Hypocrisy is fine. Even good.

In fact, I will go a step further and say that the whole notion of hypocrisy is conservative. It inhibits change and growth.

Let's imagine we lived in a world that just had flowers everywhere. And our whole economy was based on using flowers for things. We ate them. We wore them. We traded them. We dried them and made them into toys for kids to play with.

We were crazy for flowers.

And blue flowers were the rarest and most coveted. And also they were the most important to the overall flower ecology. Everyone knew this, but still most people messed with a lot of blue flowers.
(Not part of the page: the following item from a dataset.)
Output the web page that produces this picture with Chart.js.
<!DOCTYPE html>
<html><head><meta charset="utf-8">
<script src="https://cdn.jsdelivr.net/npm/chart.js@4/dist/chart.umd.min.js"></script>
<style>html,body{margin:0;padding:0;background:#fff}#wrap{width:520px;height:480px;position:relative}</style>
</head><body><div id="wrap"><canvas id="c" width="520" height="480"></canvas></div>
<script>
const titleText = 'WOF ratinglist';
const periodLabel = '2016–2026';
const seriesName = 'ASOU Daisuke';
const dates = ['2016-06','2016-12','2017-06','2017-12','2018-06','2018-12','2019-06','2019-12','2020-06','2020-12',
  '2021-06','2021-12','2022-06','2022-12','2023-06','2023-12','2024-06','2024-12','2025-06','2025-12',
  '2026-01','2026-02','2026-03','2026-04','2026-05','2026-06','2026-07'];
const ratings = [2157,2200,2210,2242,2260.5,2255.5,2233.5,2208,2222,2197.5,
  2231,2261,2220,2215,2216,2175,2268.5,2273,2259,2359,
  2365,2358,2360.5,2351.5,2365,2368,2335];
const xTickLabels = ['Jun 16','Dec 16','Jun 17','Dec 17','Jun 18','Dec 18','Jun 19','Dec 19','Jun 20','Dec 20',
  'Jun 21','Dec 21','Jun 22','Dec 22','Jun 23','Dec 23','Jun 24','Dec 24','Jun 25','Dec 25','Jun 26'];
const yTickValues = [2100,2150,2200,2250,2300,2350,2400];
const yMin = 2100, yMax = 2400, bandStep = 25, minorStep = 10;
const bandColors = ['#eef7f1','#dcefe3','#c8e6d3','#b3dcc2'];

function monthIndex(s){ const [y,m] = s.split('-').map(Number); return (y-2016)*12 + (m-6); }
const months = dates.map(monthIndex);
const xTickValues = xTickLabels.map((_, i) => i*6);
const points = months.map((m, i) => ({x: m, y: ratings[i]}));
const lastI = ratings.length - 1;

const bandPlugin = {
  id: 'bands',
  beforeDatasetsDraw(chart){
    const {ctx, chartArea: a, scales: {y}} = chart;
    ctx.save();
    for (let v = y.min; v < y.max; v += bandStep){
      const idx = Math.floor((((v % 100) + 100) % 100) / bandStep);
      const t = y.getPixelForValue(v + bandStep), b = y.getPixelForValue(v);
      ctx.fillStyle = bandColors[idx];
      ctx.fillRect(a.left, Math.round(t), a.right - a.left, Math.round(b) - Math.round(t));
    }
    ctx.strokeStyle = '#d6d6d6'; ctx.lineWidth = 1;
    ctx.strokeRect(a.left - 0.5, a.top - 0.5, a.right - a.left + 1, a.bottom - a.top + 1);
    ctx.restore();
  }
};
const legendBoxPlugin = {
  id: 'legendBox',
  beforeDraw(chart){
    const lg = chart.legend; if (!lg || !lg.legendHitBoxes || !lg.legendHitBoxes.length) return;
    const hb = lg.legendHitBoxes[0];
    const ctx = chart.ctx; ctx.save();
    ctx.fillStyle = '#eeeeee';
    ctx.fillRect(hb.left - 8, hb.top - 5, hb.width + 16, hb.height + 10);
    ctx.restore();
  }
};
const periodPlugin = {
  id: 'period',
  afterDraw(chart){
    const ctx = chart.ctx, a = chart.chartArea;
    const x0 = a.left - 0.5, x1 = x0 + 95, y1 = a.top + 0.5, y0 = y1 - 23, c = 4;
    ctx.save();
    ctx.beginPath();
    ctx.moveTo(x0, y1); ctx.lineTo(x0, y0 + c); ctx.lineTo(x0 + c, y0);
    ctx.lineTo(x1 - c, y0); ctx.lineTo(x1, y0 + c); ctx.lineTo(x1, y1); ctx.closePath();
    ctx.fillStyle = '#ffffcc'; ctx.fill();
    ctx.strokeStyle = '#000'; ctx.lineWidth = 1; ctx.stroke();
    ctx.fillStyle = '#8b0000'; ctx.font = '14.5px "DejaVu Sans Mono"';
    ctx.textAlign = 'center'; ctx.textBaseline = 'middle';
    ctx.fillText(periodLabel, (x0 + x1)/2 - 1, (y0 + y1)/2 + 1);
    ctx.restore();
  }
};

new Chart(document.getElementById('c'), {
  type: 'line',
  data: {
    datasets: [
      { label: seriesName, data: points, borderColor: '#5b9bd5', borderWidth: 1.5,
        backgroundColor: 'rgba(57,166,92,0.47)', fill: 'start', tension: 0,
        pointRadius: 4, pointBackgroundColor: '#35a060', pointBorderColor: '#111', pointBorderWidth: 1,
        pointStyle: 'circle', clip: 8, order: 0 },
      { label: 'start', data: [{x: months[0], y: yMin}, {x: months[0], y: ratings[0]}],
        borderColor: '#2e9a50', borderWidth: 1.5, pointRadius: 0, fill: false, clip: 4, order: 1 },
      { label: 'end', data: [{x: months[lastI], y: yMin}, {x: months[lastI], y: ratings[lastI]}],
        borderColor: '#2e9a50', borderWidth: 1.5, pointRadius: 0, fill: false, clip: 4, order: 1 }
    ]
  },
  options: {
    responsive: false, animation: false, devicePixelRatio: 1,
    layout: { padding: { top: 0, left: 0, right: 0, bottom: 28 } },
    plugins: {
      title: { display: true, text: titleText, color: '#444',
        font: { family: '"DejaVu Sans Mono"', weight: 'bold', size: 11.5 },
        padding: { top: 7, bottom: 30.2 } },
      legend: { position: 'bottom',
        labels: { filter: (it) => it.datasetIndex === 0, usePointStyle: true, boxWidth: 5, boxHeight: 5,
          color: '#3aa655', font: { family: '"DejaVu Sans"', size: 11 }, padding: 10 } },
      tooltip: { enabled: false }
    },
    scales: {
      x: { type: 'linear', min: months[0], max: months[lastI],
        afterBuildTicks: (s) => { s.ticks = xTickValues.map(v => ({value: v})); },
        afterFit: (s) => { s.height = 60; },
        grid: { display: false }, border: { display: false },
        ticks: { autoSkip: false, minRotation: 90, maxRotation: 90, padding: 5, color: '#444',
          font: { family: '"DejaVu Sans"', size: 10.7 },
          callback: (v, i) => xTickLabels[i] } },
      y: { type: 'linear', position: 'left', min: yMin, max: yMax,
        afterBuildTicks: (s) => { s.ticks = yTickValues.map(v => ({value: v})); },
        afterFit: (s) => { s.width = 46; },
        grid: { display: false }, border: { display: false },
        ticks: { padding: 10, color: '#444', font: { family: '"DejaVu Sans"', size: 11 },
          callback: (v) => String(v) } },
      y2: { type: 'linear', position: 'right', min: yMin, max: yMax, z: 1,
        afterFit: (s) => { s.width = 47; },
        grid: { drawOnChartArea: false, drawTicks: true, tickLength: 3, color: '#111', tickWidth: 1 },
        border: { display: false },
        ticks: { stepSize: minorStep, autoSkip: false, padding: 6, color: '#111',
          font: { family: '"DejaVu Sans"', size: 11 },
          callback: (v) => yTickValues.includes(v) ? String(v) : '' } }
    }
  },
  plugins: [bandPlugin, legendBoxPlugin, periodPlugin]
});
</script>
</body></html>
Blue flowers weren't going to be extinct tomorrow or a week or a month or even a decade, but we all knew that if everyone kept using all the blue flowers they wanted to use, we would run out. That would be bad for all of us.

And also not fair to the blue flowers. And we really revere flowers in this world?

Okay so this ethic starts to grow and for a long time it's the really far thinking, progressive, hippie types who are careful around blue flowers but eventually other folks start to see their point.

One day a guy, let's call him Justin, says: You know what, I don't think we should consume hardly any blue flowers.

So Justin's on board. At work Justin used to be a real blue flower Thursday kinda guy, but Thursdays start to come and go and it's all green and yellow and red flowers for Justin. He really does it.

But you're extra good work-friends with Justin and you're also a no-blue-flower O.G. So one day you get invited to a flower-b-cue at Justin's place and when you get there the place is very much decorated in blue flowers. Especially the centerpieces. The centerpieces are blue flower AF.

So you want to call Justin a hypocrite, right?

And in the purest sense of the word, he is. On the other hand, Justin has demonstrably lowered his blue flower consumption. Further, he talks the talk of blue flower abstinence, which itself provides a stronger social latticework undergirding the growing blue flower abtinence consensus.

Even if some of them are hypocrites.

In fact, the frequency of hypocrites may itself be a sign of progress.

So that's why I'm against the notion of hypocrisy. Hypocrisy reflects a person whose ethics have started to evolve ahead of their willpower and behavior. And I think that's how it has to work. How many people out there do you think become avid recyclers first and then later learn about waste? That's just not how it works.

But when we punish people for so-called 'hypocrisy' we are discouraging change. We are putting a new obstacle up and making them inclined to say: this ethic is just too hard, and I can't do it.

Hypocrisy is fine. Hypocrites are evidence of progress.